> [SET PROBLEM]
Return only the lines from the start of the records through the line that contains "(title) [heading] at", inclusive; leave out all pictures.

> [DATASET ENTRIES]
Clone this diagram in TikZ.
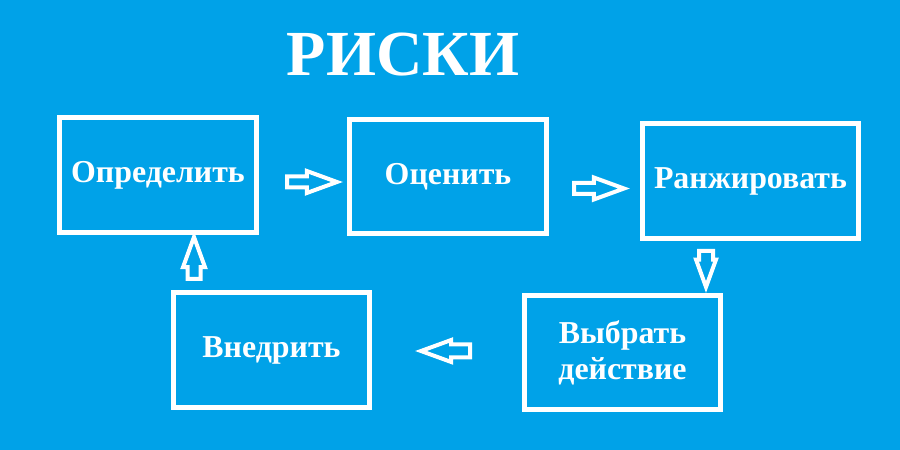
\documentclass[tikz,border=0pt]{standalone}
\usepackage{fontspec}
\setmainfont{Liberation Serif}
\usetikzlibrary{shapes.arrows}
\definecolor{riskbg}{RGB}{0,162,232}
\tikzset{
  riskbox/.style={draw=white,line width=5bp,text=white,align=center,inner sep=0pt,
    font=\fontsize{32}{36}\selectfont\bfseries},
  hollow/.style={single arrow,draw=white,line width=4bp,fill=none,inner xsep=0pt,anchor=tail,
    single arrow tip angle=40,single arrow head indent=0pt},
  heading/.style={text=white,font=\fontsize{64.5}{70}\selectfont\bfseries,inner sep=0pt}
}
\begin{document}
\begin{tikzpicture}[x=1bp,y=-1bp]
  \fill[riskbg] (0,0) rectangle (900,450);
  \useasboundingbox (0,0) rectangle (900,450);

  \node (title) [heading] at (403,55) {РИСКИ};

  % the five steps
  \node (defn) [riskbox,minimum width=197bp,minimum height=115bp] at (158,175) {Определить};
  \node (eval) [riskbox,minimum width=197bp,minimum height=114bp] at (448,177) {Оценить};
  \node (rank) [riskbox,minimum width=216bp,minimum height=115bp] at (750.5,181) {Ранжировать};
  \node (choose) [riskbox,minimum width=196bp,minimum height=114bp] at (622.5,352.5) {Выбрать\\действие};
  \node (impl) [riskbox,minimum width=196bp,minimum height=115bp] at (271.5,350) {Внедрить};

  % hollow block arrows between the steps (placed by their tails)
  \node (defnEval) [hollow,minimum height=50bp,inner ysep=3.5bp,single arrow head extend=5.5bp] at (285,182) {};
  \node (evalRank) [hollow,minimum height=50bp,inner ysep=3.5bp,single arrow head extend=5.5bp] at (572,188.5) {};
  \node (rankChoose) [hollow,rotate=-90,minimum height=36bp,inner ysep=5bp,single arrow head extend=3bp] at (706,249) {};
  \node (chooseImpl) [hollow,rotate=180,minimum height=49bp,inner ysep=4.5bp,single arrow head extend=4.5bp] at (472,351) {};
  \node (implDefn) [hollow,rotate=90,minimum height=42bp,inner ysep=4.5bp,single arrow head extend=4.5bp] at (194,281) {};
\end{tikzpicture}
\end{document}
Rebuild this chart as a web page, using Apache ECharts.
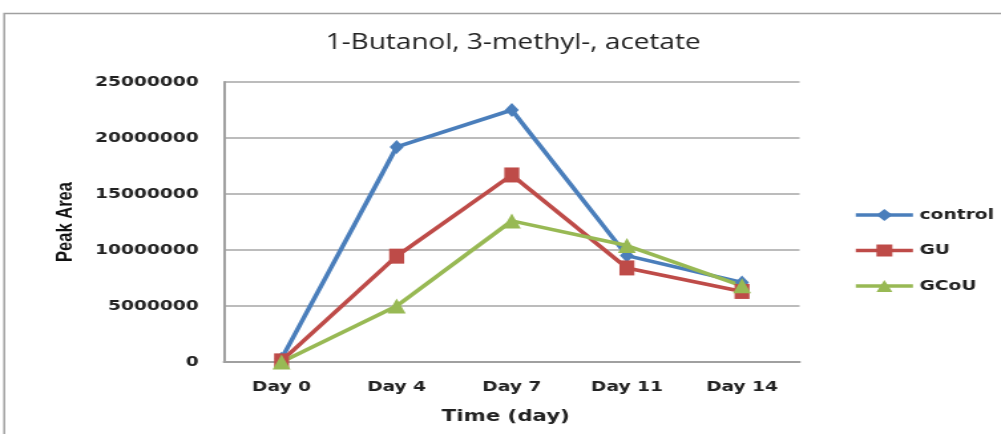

> [RESULT]
Clone this diagram in TikZ.
\documentclass[tikz,border=0pt]{standalone}
\usepackage{fontspec}
\setmainfont{Liberation Serif}
\usetikzlibrary{shapes.arrows}
\definecolor{riskbg}{RGB}{0,162,232}
\tikzset{
  riskbox/.style={draw=white,line width=5bp,text=white,align=center,inner sep=0pt,
    font=\fontsize{32}{36}\selectfont\bfseries},
  hollow/.style={single arrow,draw=white,line width=4bp,fill=none,inner xsep=0pt,anchor=tail,
    single arrow tip angle=40,single arrow head indent=0pt},
  heading/.style={text=white,font=\fontsize{64.5}{70}\selectfont\bfseries,inner sep=0pt}
}
\begin{document}
\begin{tikzpicture}[x=1bp,y=-1bp]
  \fill[riskbg] (0,0) rectangle (900,450);
  \useasboundingbox (0,0) rectangle (900,450);

  \node (title) [heading] at (403,55) {РИСКИ};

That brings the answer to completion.